Author: Linda Ensor (BDlive)
Pressure is mounting both within and outside Parliament for the government to introduce dedicated legislation to ban transfer pricing when it is used as a tax-avoidance measure to shift profit offshore.
South Africa is estimated to lose tens of billions of rand annually from the abuse of transfer pricing by multinational groups, but South African Revenue Service (SARS) large business centre group executive Sunita Manik said on Wednesday that transfer pricing itself was accepted practice globally and could not be banned.
One way in which transfer pricing can be abused is when a local company sells its goods or services to an offshore associate in a low-tax jurisdiction, or sells them at a marked discount.
“The issue with transfer pricing is that it is not outright illegal, though increasingly a lot of it is becoming morally reprehensible,” Ms Manik said.
“It allows the movement of goods or services within a multinational group. The unacceptable aspect is that it allows multinationals to push a lot of money from high-tax to low-tax jurisdictions,” she said.
The only way to act against the abuse was through tax legislation and audits, which SARS undertook as international best practice, and which it followed closely.
The tax review committee headed by Judge Dennis Davis has also been given the task of investigating whether the current legislative regime governing profit shifting is appropriate or not.
Profit shifting is a way of maximising profit within a group, but deprives the South African fiscus of its proper due in taxes. It is regarded as an aggressive form of tax avoidance by SARS.
Economic Freedom Fighters (EFF) MP Floyd Shivambu called for a “comprehensive and clearly articulated law which forbids transfer pricing” during a beneficiation colloquium of Parliaments portfolio committee on trade and industry.
His views were supported by African National Congress (ANC) MPs, who called for urgent action.
EFF leader Julius Malema threatened to mobilise communities and workers to march on mining companies that were engaging in the practice.

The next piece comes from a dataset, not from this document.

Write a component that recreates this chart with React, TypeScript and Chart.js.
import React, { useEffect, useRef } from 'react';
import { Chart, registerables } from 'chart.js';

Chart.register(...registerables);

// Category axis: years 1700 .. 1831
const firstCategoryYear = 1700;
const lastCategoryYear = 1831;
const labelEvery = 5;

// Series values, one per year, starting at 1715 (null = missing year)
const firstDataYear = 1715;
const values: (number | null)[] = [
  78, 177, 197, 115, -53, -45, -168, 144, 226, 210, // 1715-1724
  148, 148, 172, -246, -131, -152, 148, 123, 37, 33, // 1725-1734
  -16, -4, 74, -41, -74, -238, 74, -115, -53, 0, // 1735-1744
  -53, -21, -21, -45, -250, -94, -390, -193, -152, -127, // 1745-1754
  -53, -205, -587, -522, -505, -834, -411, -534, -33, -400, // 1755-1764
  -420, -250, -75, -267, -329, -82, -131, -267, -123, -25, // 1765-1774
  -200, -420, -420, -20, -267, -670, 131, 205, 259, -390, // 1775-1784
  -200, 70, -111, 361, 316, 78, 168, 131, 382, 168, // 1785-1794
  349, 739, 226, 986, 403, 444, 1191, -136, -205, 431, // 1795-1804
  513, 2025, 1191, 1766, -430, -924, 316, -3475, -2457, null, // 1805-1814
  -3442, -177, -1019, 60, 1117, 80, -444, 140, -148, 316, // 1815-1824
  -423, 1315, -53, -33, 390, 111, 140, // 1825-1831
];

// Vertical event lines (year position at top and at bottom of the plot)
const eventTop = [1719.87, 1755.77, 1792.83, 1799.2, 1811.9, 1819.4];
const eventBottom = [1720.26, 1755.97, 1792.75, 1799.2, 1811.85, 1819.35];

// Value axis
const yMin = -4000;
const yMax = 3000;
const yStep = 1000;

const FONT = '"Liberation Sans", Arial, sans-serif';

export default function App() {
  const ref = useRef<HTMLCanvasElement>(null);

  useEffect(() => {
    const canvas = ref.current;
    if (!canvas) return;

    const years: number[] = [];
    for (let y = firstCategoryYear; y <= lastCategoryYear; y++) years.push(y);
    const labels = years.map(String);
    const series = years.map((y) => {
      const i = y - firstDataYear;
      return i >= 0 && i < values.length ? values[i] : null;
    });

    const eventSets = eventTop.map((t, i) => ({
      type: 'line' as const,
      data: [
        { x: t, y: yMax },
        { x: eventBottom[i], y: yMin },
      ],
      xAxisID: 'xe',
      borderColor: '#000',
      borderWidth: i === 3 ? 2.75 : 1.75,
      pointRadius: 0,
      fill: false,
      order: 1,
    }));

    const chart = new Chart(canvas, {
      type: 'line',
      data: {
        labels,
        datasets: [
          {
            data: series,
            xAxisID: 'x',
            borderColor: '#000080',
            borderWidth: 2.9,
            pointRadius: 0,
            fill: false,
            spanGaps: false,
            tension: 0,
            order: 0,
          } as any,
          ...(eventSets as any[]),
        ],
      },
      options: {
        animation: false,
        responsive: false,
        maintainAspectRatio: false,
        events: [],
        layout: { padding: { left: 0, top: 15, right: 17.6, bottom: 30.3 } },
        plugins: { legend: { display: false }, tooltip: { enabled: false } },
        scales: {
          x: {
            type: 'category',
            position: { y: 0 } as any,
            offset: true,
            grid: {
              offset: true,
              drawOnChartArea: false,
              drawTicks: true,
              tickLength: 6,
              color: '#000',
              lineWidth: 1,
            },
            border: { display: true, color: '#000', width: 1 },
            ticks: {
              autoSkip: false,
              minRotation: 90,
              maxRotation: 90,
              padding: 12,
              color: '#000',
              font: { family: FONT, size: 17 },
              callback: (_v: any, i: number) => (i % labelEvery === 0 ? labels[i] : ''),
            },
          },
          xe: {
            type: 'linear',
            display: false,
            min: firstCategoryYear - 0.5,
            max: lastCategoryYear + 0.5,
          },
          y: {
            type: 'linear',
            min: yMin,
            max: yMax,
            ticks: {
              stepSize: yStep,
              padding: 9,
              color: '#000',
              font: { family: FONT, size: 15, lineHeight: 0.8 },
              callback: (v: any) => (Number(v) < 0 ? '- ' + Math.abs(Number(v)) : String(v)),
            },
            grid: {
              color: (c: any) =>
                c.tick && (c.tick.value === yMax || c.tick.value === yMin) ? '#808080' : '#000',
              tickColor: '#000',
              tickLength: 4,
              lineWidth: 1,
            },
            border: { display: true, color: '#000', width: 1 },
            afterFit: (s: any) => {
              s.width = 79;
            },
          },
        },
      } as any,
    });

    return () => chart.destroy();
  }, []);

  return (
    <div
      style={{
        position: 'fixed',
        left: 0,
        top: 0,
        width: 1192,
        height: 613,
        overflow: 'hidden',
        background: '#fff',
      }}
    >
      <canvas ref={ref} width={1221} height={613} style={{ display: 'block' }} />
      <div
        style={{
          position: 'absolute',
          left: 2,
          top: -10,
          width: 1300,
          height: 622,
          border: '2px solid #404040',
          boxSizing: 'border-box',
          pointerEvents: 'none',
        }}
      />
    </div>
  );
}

South African Mining Development Association president Bridgette Radebe also called for tougher action. She said the practice of moving profits offshore deprived black economic empowerment partners in mining companies of their rightful share of their companies profits and dividends, and undermined their ability to repay loans.

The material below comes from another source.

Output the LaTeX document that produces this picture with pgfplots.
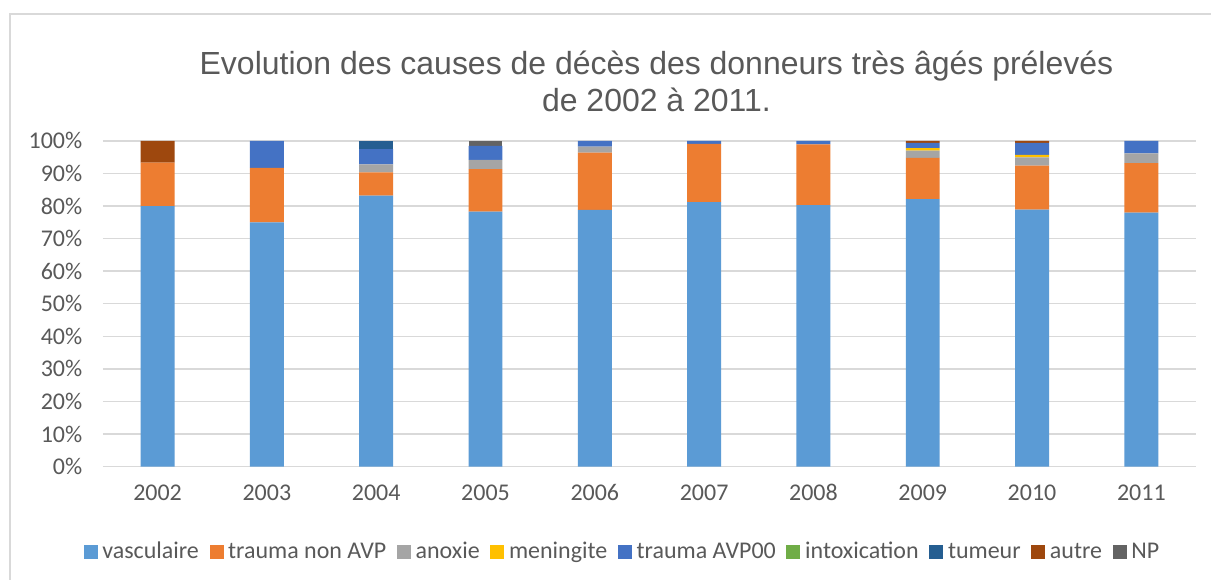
\documentclass[border=0pt]{standalone}
\usepackage{pgfplots}
\pgfplotsset{compat=1.18}
\usepackage{fontspec}
\setmainfont{Carlito}
\newfontfamily\titlefont{Liberation Sans}
\definecolor{txt}{HTML}{595959}
\definecolor{gridc}{HTML}{D9D9D9}
\definecolor{cvasc}{HTML}{5B9BD5}
\definecolor{ctnon}{HTML}{ED7D31}
\definecolor{canox}{HTML}{A5A5A5}
\definecolor{cmen}{HTML}{FFC000}
\definecolor{cavp}{HTML}{4472C4}
\definecolor{cintox}{HTML}{70AD47}
\definecolor{ctum}{HTML}{255E91}
\definecolor{cautre}{HTML}{9E480E}
\definecolor{cnp}{HTML}{636363}
\begin{document}
\begin{tikzpicture}[x=0.75pt,y=0.75pt]
\path[fill=white] (0,0) rectangle (1212,580);
\draw[gridc, line width=1.5pt] (10,0) -- (10,566) -- (1212,566);
\node[font=\titlefont\fontsize{24}{27.75}\selectfont, text=txt, align=center] at (657,499) {Evolution des causes de décès des donneurs très âgés prélevés\\de 2002 à 2011.};
\begin{axis}[
  at={(77.25pt,84.75pt)}, anchor=south west,
  scale only axis, width=820.5pt, height=244.5pt,
  ybar stacked, bar width=25.5pt,
  xmin=-0.5, xmax=9.5, ymin=0, ymax=100,
  xtick={0,...,9},
  xticklabels={2002,2003,2004,2005,2006,2007,2008,2009,2010,2011},
  ytick={0,10,...,100},
  yticklabel={\pgfmathprintnumber{\tick}\%},
  ymajorgrids, grid style={gridc, line width=1.1pt},
  axis line style={draw=none},
  major tick length=0pt,
  tick label style={font=\fontsize{18}{21}\selectfont, text=txt},
  yticklabel style={xshift=-12pt},
  xticklabel style={yshift=-10pt, text height=12pt, text depth=0pt},
  /pgf/number format/assume math mode=true,
  legend style={at={(0.4744,-0.2607)}, anchor=center, draw=none, fill=none,
    font=\fontsize{18}{21}\selectfont, text=txt, legend columns=-1,
    /tikz/every odd column/.append style={column sep=3.5pt},
    /tikz/every even column/.append style={column sep=8pt},
    nodes={inner xsep=0pt, inner ysep=1pt}},
  legend image code/.code={\fill[#1] (0pt,-5.25pt) rectangle (10.5pt,5.25pt);},
  every axis plot/.append style={draw=none},
]
\addplot[fill=cvasc] coordinates {(0,80) (1,75) (2,83.2) (3,78.3) (4,78.8) (5,81.2) (6,80.3) (7,82.1) (8,78.9) (9,78.0)};
\addplot[fill=ctnon] coordinates {(0,13.3) (1,16.7) (2,7.1) (3,13.0) (4,17.6) (5,17.9) (6,18.6) (7,12.7) (8,13.5) (9,15.2)};
\addplot[fill=canox] coordinates {(0,0) (1,0) (2,2.5) (3,2.9) (4,1.8) (5,0) (6,0) (7,2.2) (8,2.5) (9,3.0)};
\addplot[fill=cmen] coordinates {(0,0) (1,0) (2,0) (3,0) (4,0) (5,0) (6,0) (7,0.8) (8,0.8) (9,0)};
\addplot[fill=cavp] coordinates {(0,0) (1,8.3) (2,4.7) (3,4.3) (4,1.8) (5,0.9) (6,1.1) (7,1.6) (8,3.7) (9,3.8)};
\addplot[fill=cintox] coordinates {(0,0) (1,0) (2,0) (3,0) (4,0) (5,0) (6,0) (7,0) (8,0) (9,0)};
\addplot[fill=ctum] coordinates {(0,0) (1,0) (2,2.5) (3,0) (4,0) (5,0) (6,0) (7,0) (8,0) (9,0)};
\addplot[fill=cautre] coordinates {(0,6.7) (1,0) (2,0) (3,0) (4,0) (5,0) (6,0) (7,0.6) (8,0.6) (9,0)};
\addplot[fill=cnp] coordinates {(0,0) (1,0) (2,0) (3,1.5) (4,0) (5,0) (6,0) (7,0) (8,0) (9,0)};
\legend{vasculaire, trauma non AVP, anoxie, meningite, trauma AVP00, intoxication, tumeur, autre, NP}
\end{axis}
\end{tikzpicture}
\end{document}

In this way the goal of achieving 26% black ownership in mines had been undermined and empowerment policy was being “sabotaged”.

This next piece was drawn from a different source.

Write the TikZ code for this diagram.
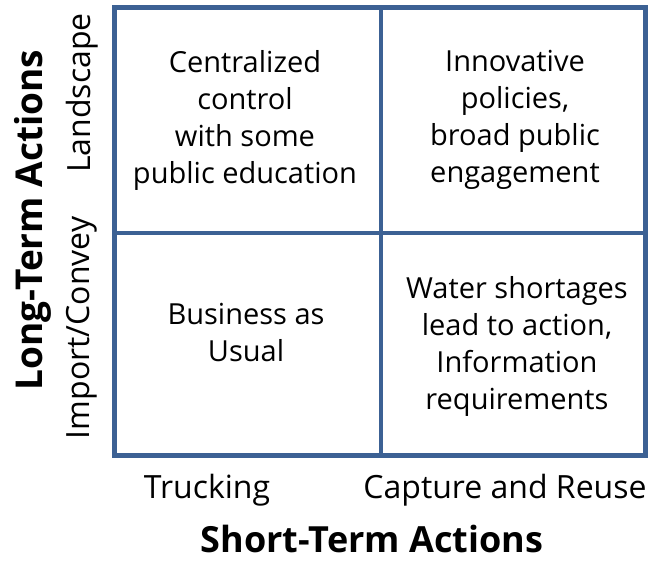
\documentclass[tikz,border=0pt]{standalone}
\usepackage{fontspec}
\setmainfont{Open Sans}
\definecolor{gridblue}{HTML}{3C6194}
\begin{document}
\begin{tikzpicture}[x=1pt,y=-1pt,
  cell/.style={align=center,font=\fontsize{29}{37}\selectfont,inner sep=0pt},
  axislab/.style={font=\fontsize{32}{37}\selectfont,inner sep=0pt},
  axistitle/.style={font=\fontsize{37}{40}\selectfont\bfseries,inner sep=0pt},
  gridline/.style={draw=gridblue,line width=4.5pt}]
\useasboundingbox (0,0) rectangle (651,564);
\coordinate (tl) at (114.5,7.5);
\coordinate (br) at (645.5,455.5);
\coordinate (mt) at (381,7.5);
\coordinate (mb) at (381,455.5);
\coordinate (ml) at (114.5,233);
\coordinate (mr) at (645.5,233);
\draw[gridline] (tl) rectangle (br);
\draw[gridline] (mt) -- (mb);
\draw[gridline] (ml) -- (mr);
\node[cell] (c11) at (245,120) {Centralized\\control\\with some\\public education};
\node[cell] (c12) at (515,120) {Innovative\\policies,\\broad public\\engagement};
\node[cell] (c21) at (246,332) {Business as\\Usual};
\node[cell] (c22) at (517,346) {Water shortages\\lead to action,\\Information\\requirements};
\node[axislab] (xa) at (207,490) {Trucking};
\node[axislab] (xb) at (505,490) {Capture and Reuse};
\node[axistitle,font=\fontsize{36}{40}\selectfont\bfseries] (xt) at (372,539) {Short-Term Actions};
\node[axislab,rotate=90] (ya) at (82,93) {Landscape};
\node[axislab,rotate=90] (yb) at (82,328) {Import/Convey};
\node[axistitle,rotate=90] (yt) at (33,220) {Long-Term Actions};
\end{tikzpicture}
\end{document}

Ms Radebe said she had the names of mining companies that were engaged in profit shifting, and urged that an investigation be undertaken. The government should also use the Mineral and Petroleum Resources Development Act to determine the true value of commodities being transferred.
Ms Radebe said legislation needed to be tightened.
It should not be left to auditors to decide when abusive transfer pricing was taking place.
Mr Shivambu slammed the government as being “extremely weak” in not implementing laws. “Laws are being broken and no one is doing anything about it.”